- [Given instruction]: Retype these lines and no others: the line holding "Give me the Plotly source for this chart.", the line holding "4.7, 4.85, 5.0]", and all lines between them. Pictures stay out.

--- Start of Records supplied ---

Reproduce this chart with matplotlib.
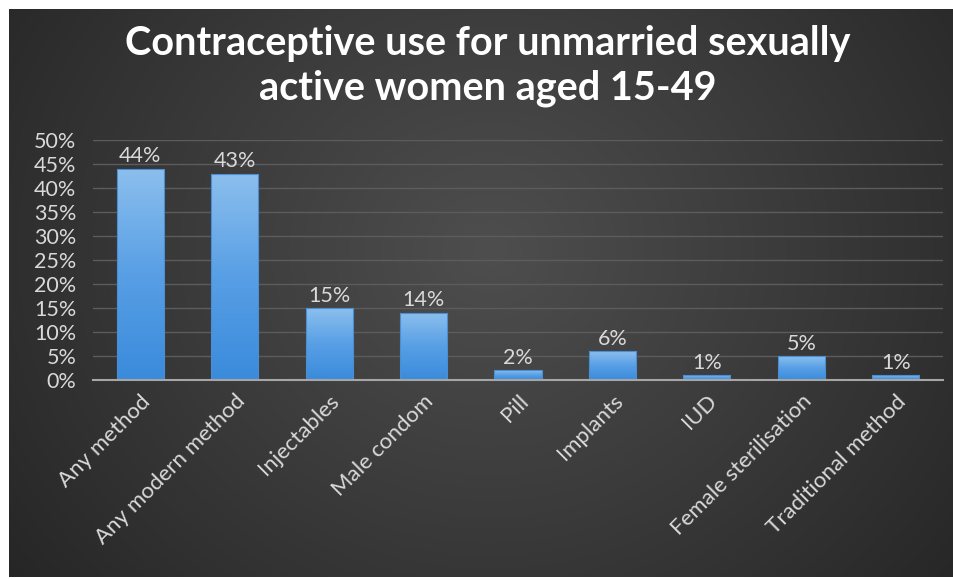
import numpy as np
import matplotlib.pyplot as plt
from matplotlib.colors import LinearSegmentedColormap

# ===== Datos =====
methods = ["Any method", "Any modern method", "Injectables", "Male condom", "Pill",
           "Implants", "IUD", "Female sterilisation", "Traditional method"]
share = [0.44, 0.43, 0.15, 0.14, 0.02, 0.06, 0.01, 0.05, 0.01]
yticks = [0.0, 0.05, 0.10, 0.15, 0.20, 0.25, 0.30, 0.35, 0.40, 0.45, 0.50]
title = "Contraceptive use for unmarried sexually\nactive women aged 15-49"

W, H = 954, 579
plt.rcParams['font.family'] = ['Lato', 'DejaVu Sans']
txt = "#d9d9d9"

fig = plt.figure(figsize=(W / 100, H / 100), dpi=100)
fig.patch.set_facecolor("white")

# ===== Fondo con degradado radial =====
bg = fig.add_axes([0, 0, 1, 1])
bg.set_xlim(0, W); bg.set_ylim(H, 0); bg.axis("off")
yy, xx = np.mgrid[9:577, 9:W]
r = np.hypot((xx - 490) / 1.0, (yy - 250) / 0.9) / 620
r = np.clip(r, 0, 1)
shade = LinearSegmentedColormap.from_list("bg", ["#4e4e4e", "#3a3a3a", "#252525"])
bg.imshow(r, cmap=shade, vmin=0, vmax=1, extent=[9, W, 577, 9], aspect="auto",
          interpolation="bilinear")

fig.text(0.511, 1 - 66 / H, title, ha="center", va="center", color="white",
         fontsize=28.5, fontweight="bold", linespacing=1.22)

# ===== Gráfico de barras =====
ax = fig.add_axes([93 / W, (H - 380) / H, 850 / W, 240 / H])
ax.patch.set_alpha(0)
x = np.arange(len(methods))
bars = ax.bar(x, share, width=0.5, color="none", edgecolor="#4a8fd4", lw=0.8, zorder=3)

# relleno en degradado para cada barra
blue = LinearSegmentedColormap.from_list("bar", ["#3a8bdc", "#589fe5", "#8cbfee"])
grad = np.linspace(0, 1, 256).reshape(-1, 1)
for b in bars:
    x0, y0 = b.get_x(), b.get_y()
    im = ax.imshow(grad, cmap=blue, origin="lower", aspect="auto",
                   extent=[x0, x0 + b.get_width(), y0, y0 + b.get_height()], zorder=2)
    im.set_clip_path(b)
for xi, v in zip(x, share):
    ax.text(xi, v + 0.005, f"{v:.0%}", ha="center", va="bottom", color=txt, fontsize=15.5)

ax.set_xlim(-0.5, len(methods) - 0.5)
ax.set_ylim(0, 0.5)
ax.set_yticks(yticks)
ax.set_yticklabels([f"{t:.0%}" for t in yticks])
ax.yaxis.grid(True, color="#5c5c5c", lw=1, zorder=0)
ax.tick_params(axis="y", length=0, pad=12, labelsize=15.5, labelcolor=txt)
ax.tick_params(axis="x", length=0, pad=8, labelsize=16, labelcolor=txt)
ax.set_xticks(x)
ax.set_xticklabels(methods, rotation=45, ha="right", va="top", rotation_mode="anchor")
for s in ["top", "right", "left"]:
    ax.spines[s].set_visible(False)
ax.spines["bottom"].set_color("#a6a6a6")
ax.spines["bottom"].set_linewidth(1.5)
ax.spines["bottom"].set_zorder(4)

fig.savefig("out.png", dpi=100, facecolor=fig.get_facecolor())
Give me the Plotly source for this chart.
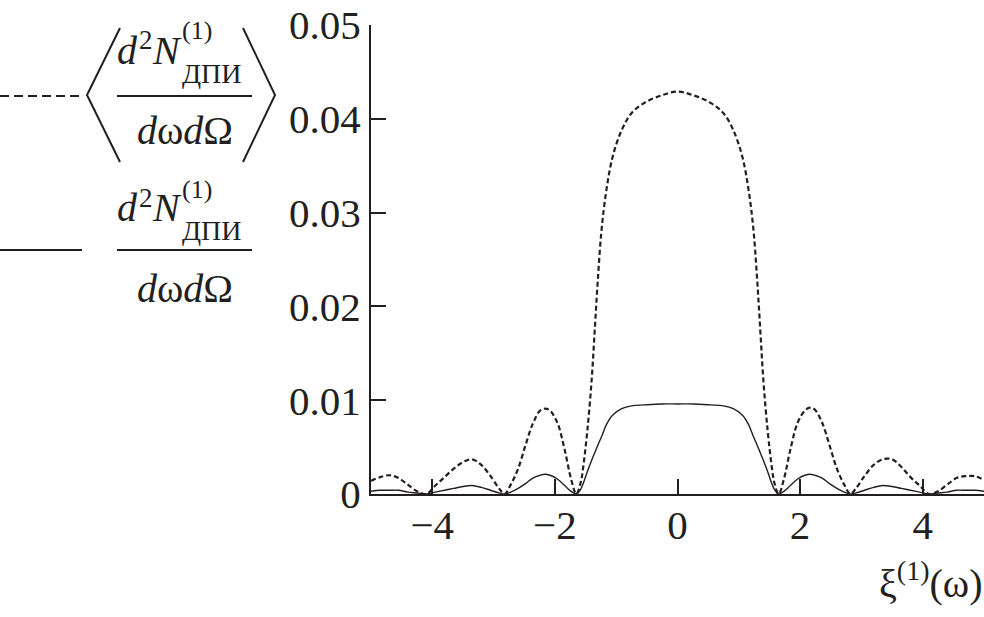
import plotly.graph_objects as go

# ---------------- data ----------------
xi = [-5.0, -4.85, -4.7, -4.55, -4.4, -4.25, -4.1, -3.95, -3.8, -3.65, -3.5, -3.35, -3.2, -3.05, -2.9,
      -2.82, -2.72, -2.6, -2.48, -2.36, -2.24, -2.16, -2.08, -1.96, -1.84, -1.74, -1.65,
      -1.58, -1.54, -1.47, -1.40, -1.35, -1.30, -1.24, -1.16, -1.06, -0.91, -0.75, -0.54, -0.26, 0.0,
      0.26, 0.54, 0.75, 0.91, 1.06, 1.16, 1.24, 1.30, 1.35, 1.40, 1.47, 1.54, 1.58,
      1.65, 1.74, 1.84, 1.96, 2.08, 2.16, 2.24, 2.36, 2.48, 2.6, 2.72, 2.82,
      2.9, 3.05, 3.2, 3.35, 3.5, 3.65, 3.8, 3.95, 4.1, 4.25, 4.4, 4.55, 4.7, 4.85, 5.0]

averaged = [0.0014, 0.0018, 0.0020, 0.0017, 0.0010, 0.0003, 0.0, 0.0009, 0.0018, 0.0027, 0.0034, 0.0037, 0.0031, 0.0019, 0.0005,
            0.0, 0.0010, 0.0027, 0.0052, 0.0075, 0.0089, 0.0091, 0.0089, 0.0076, 0.0047, 0.0017, 0.0,
            0.0012, 0.0028, 0.0068, 0.0122, 0.0175, 0.0228, 0.0281, 0.0324, 0.0359, 0.0388, 0.0406, 0.0417, 0.0425, 0.0429,
            0.0425, 0.0417, 0.0406, 0.0388, 0.0359, 0.0324, 0.0281, 0.0228, 0.0175, 0.0122, 0.0068, 0.0028, 0.0012,
            0.0, 0.0017, 0.0047, 0.0076, 0.0089, 0.0092, 0.0090, 0.0076, 0.0052, 0.0027, 0.0010, 0.0,
            0.0005, 0.0019, 0.0031, 0.0037, 0.0037, 0.0029, 0.0018, 0.0009, 0.0, 0.0003, 0.0010, 0.0017, 0.0019, 0.0019, 0.0015]

single = [0.0003, 0.0004, 0.0004, 0.0004, 0.0002, 0.0001, 0.0, 0.0002, 0.0004, 0.0006, 0.0008, 0.0009, 0.0007, 0.0004, 0.0001,
          0.0, 0.0002, 0.0006, 0.0011, 0.0017, 0.0020, 0.0021, 0.0020, 0.0016, 0.0009, 0.0003, 0.0,
          0.0005, 0.0011, 0.0024, 0.0036, 0.0044, 0.0052, 0.0061, 0.0074, 0.0084, 0.0091, 0.0094, 0.0095, 0.0096, 0.0096,
          0.0096, 0.0095, 0.0094, 0.0091, 0.0084, 0.0074, 0.0061, 0.0052, 0.0044, 0.0036, 0.0024, 0.0011, 0.0005,
          0.0, 0.0003, 0.0009, 0.0016, 0.0020, 0.0021, 0.0020, 0.0017, 0.0011, 0.0006, 0.0002, 0.0,
          0.0001, 0.0004, 0.0007, 0.0009, 0.0008, 0.0006, 0.0004, 0.0002, 0.0, 0.0001, 0.0002, 0.0004, 0.0004, 0.0004, 0.0003]

x_ticks = [-4, -2, 0, 2, 4]
x_tick_labels = ["\u22124", "\u22122", "0", "2", "4"]
y_ticks = [0, 0.01, 0.02, 0.03, 0.04, 0.05]
y_tick_labels = ["0", "0.01", "0.02", "0.03", "0.04", "0.05"]

# ---------------- layout helpers ----------------
W, H = 984, 617
ML, MR, MT, MB = 371, 0, 25, 123
PW, PH = W - ML - MR, H - MT - MB
INK = "#231f20"
FONT = "Liberation Serif, Times New Roman, Times, serif"


def px(x):
    return (x - ML) / PW


def py(y):
    return (H - MB - y) / PH


fig = go.Figure()
fig.add_trace(go.Scatter(x=xi, y=averaged, mode="lines", line=dict(color=INK, width=2.2, dash="5px,3px"),
                         showlegend=False, line_shape="spline", hoverinfo="skip"))
fig.add_trace(go.Scatter(x=xi, y=single, mode="lines", line=dict(color=INK, width=1.4),
                         showlegend=False, line_shape="spline", hoverinfo="skip"))

shapes = []
# legend line samples
shapes.append(dict(type="line", xref="paper", yref="paper", x0=px(0), x1=px(80), y0=py(96), y1=py(96),
                   line=dict(color=INK, width=1.8, dash="9px,5px")))
shapes.append(dict(type="line", xref="paper", yref="paper", x0=px(0), x1=px(82), y0=py(250), y1=py(250),
                   line=dict(color=INK, width=2)))
# fraction bars
for yy in (96, 250):
    shapes.append(dict(type="line", xref="paper", yref="paper", x0=px(117), x1=px(252), y0=py(yy), y1=py(yy),
                       line=dict(color=INK, width=2)))
# angle brackets
shapes.append(dict(type="path", xref="paper", yref="paper",
                   path=f"M {px(120)} {py(28)} L {px(87)} {py(95)} L {px(120)} {py(162)}",
                   line=dict(color=INK, width=2)))
shapes.append(dict(type="path", xref="paper", yref="paper",
                   path=f"M {px(243)} {py(28)} L {px(275)} {py(95)} L {px(243)} {py(162)}",
                   line=dict(color=INK, width=2)))

annotations = []


def txt(x, y, s, size, xanchor="left"):
    annotations.append(dict(x=px(x), y=py(y), xref="paper", yref="paper", text=s, showarrow=False,
                            xanchor=xanchor, yanchor="middle", font=dict(family=FONT, size=size, color=INK)))


for top in (0, 158):
    txt(115, 50 + top, "<i>d</i>", 40)
    txt(137, 40 + top, "2", 27)
    txt(150, 50 + top, "<i>N</i>", 40)
    txt(180, 31 + top, "(1)", 26)
    txt(180, 73 + top, "ДПИ", 28)
    txt(185, 130 + top, "<i>d</i>ω<i>d</i>Ω", 40, xanchor="center")

txt(984, 580, "ξ<sup>(1)</sup>(ω)", 40, xanchor="right")

fig.update_layout(
    width=W, height=H,
    margin=dict(l=ML, r=MR, t=MT, b=MB),
    paper_bgcolor="white", plot_bgcolor="white",
    shapes=shapes, annotations=annotations,
    xaxis=dict(range=[-5, 5], tickvals=x_ticks, ticktext=x_tick_labels, ticks="inside", ticklen=15,
               tickwidth=2, tickcolor=INK, showline=True, linewidth=2, linecolor=INK, showgrid=False,
               zeroline=False, tickfont=dict(family=FONT, size=41, color=INK), ticklabelstandoff=-6),
    yaxis=dict(range=[0, 0.05], tickvals=y_ticks, ticktext=y_tick_labels, ticks="inside", ticklen=15,
               tickwidth=2, tickcolor=INK, showline=True, linewidth=2, linecolor=INK, showgrid=False,
               zeroline=False, tickfont=dict(family=FONT, size=41, color=INK)),
)

fig.write_html("out.html", config={"displayModeBar": False},
               post_script="document.body.style.margin='0px';document.body.style.overflow='hidden';")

--- End of Records supplied ---

- [Output below]:
Give me the Plotly source for this chart.
import plotly.graph_objects as go

# ---------------- data ----------------
xi = [-5.0, -4.85, -4.7, -4.55, -4.4, -4.25, -4.1, -3.95, -3.8, -3.65, -3.5, -3.35, -3.2, -3.05, -2.9,
      -2.82, -2.72, -2.6, -2.48, -2.36, -2.24, -2.16, -2.08, -1.96, -1.84, -1.74, -1.65,
      -1.58, -1.54, -1.47, -1.40, -1.35, -1.30, -1.24, -1.16, -1.06, -0.91, -0.75, -0.54, -0.26, 0.0,
      0.26, 0.54, 0.75, 0.91, 1.06, 1.16, 1.24, 1.30, 1.35, 1.40, 1.47, 1.54, 1.58,
      1.65, 1.74, 1.84, 1.96, 2.08, 2.16, 2.24, 2.36, 2.48, 2.6, 2.72, 2.82,
      2.9, 3.05, 3.2, 3.35, 3.5, 3.65, 3.8, 3.95, 4.1, 4.25, 4.4, 4.55, 4.7, 4.85, 5.0]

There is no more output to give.